Listening to residents

One of the most strident opponents was 104-year-old Mattie Smith, who had lived on the southwest corner of the intersection for 30 years. Smith's son, Gary, who lived in Cumming, took up his mother's fight, arguing the project would lower nearby property values and lower his mother's quality of life.

After weeks of negotiations, the city decided to buy the home for $180,000 and let the elderly Smith rent for as long as she liked. It also offered to extend a berm along the corner and install a privacy fence.

Throughout the negotiations, Acenbrak told me he and the city were committed to avoiding imposing eminent domain to obtain use of the Smith property through litigation.

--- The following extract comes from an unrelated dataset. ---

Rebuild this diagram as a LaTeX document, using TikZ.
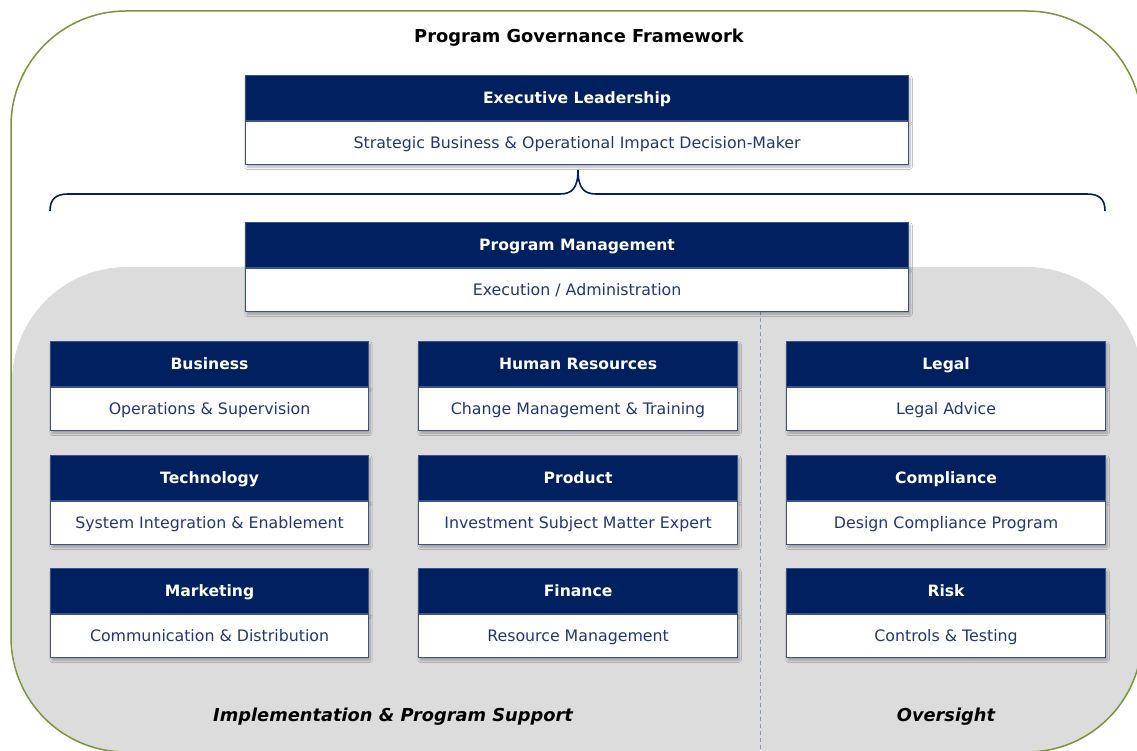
\documentclass[tikz,border=0pt]{standalone}
\usepackage{fontspec}
\setmainfont{DejaVu Sans}
\usetikzlibrary{shadows.blur}
\definecolor{navy}{RGB}{0,32,96}
\definecolor{edgeblue}{RGB}{62,82,138}
\definecolor{subtxt}{RGB}{34,56,118}
\definecolor{olive}{RGB}{120,150,58}
\definecolor{panel}{RGB}{220,220,220}
\definecolor{dashc}{RGB}{130,150,185}
\tikzset{
  boxshadow/.style={blur shadow={shadow xshift=1.5pt,shadow yshift=-2.5pt,shadow blur steps=6,shadow opacity=30}},
  hdr/.style={boxshadow,fill=navy,draw=edgeblue,line width=1.1pt,minimum height=45pt,inner sep=0pt,
    text=white,font=\fontsize{15.6}{18}\selectfont\bfseries,text height=11.5pt,text depth=0.5pt,anchor=north west},
  bdy/.style={boxshadow,fill=white,draw=edgeblue,line width=1.1pt,minimum height=43pt,inner sep=0pt,
    text=subtxt,font=\fontsize{15.8}{18}\selectfont,text height=11.5pt,text depth=1.5pt,anchor=north},
  grouplabel/.style={font=\fontsize{17.8}{21}\selectfont\bfseries\itshape,text=black},
  titlelabel/.style={font=\fontsize{17.8}{21}\selectfont\bfseries,text=black},
  bracestyle/.style={draw=navy,line width=1.6pt},
  divider/.style={draw=dashc,line width=0.9pt,dash pattern=on 4pt off 3pt}
}
\newcommand\govbox[6]{%
  \node[hdr,minimum width=#4pt] (#1h) at (#2,#3) {#5};
  \node[bdy,minimum width=#4pt] (#1b) at (#1h.south) {#6};
}
\begin{document}
\begin{tikzpicture}[x=1pt,y=-1pt]
\useasboundingbox (0,0) rectangle (1137,751);
\clip (0,0) rectangle (1137,751);
\fill[white] (0,0) rectangle (1137,751);
% gray panel
\fill[panel,rounded corners=115pt] (12,267) rectangle (1142,752);
% outer frame
\draw[olive,line width=1.5pt,rounded corners=115pt] (11,11) rectangle (1142,752);
% title
\node[titlelabel] (title) at (579,37.5) {Program Governance Framework};
% executive
\govbox{exec}{245}{75}{663}{Executive Leadership}{Strategic Business \& Operational Impact Decision-Maker}
% brace
\draw[bracestyle] (50,211) .. controls (50,199) and (56,194) .. (68,194) -- (560,194)
  .. controls (572,194) and (578,188) .. (578,170)
  .. controls (578,188) and (584,194) .. (596,194) -- (1087,194)
  .. controls (1099,194) and (1105,199) .. (1105,211);
% divider
\coordinate (dtop) at (760,311);
\coordinate (dbot) at (760,751);
\draw[divider] (dtop) -- (dbot);
% program management
\govbox{pm}{245}{222}{663}{Program Management}{Execution / Administration}
% columns
\govbox{bus}{50}{341}{318}{Business}{Operations \& Supervision}
\govbox{tec}{50}{455}{318}{Technology}{System Integration \& Enablement}
\govbox{mkt}{50}{568}{318}{Marketing}{Communication \& Distribution}
\govbox{hr}{418}{341}{319}{Human Resources}{Change Management \& Training}
\govbox{prd}{418}{455}{319}{Product}{Investment Subject Matter Expert}
\govbox{fin}{418}{568}{319}{Finance}{Resource Management}
\govbox{leg}{786}{341}{319}{Legal}{Legal Advice}
\govbox{cmp}{786}{455}{319}{Compliance}{Design Compliance Program}
\govbox{rsk}{786}{568}{319}{Risk}{Controls \& Testing}
% group labels
\node[grouplabel] (impl) at (393,716.5) {Implementation \& Program Support};
\node[grouplabel] (over) at (946,716.5) {Oversight};
\end{tikzpicture}
\end{document}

Two weeks into construction, Mattie Smith died.

Another resident with property at stake was Barney Burroughs, who told me at the time that he worried construction would damage several historic willow oaks on his lot and impede access to his driveway.

The matter was settled when the city agreed to pay $55,000 to move his driveway and modify the house to reorient the garage. It also hired an arborist to prepare the trees for the construction.

Not long after traffic began flowing through the roundabout, public sentiment changed, and Acenbrak became known on the street as “The Roundabout Man.”

"I've never gotten a thank-you note before," he told me at the time. "People stop me in the grocery store and tell me how much they like it."

Maybe that’s because of how Roswell treated the people affected by the project.

The city originally budgeted $1.4 million for the roundabout, but it came in at about $771,000, counting a $200,000 water line relocation paid for through grant money.

Paying a little extra to treat people right can still be a bargain.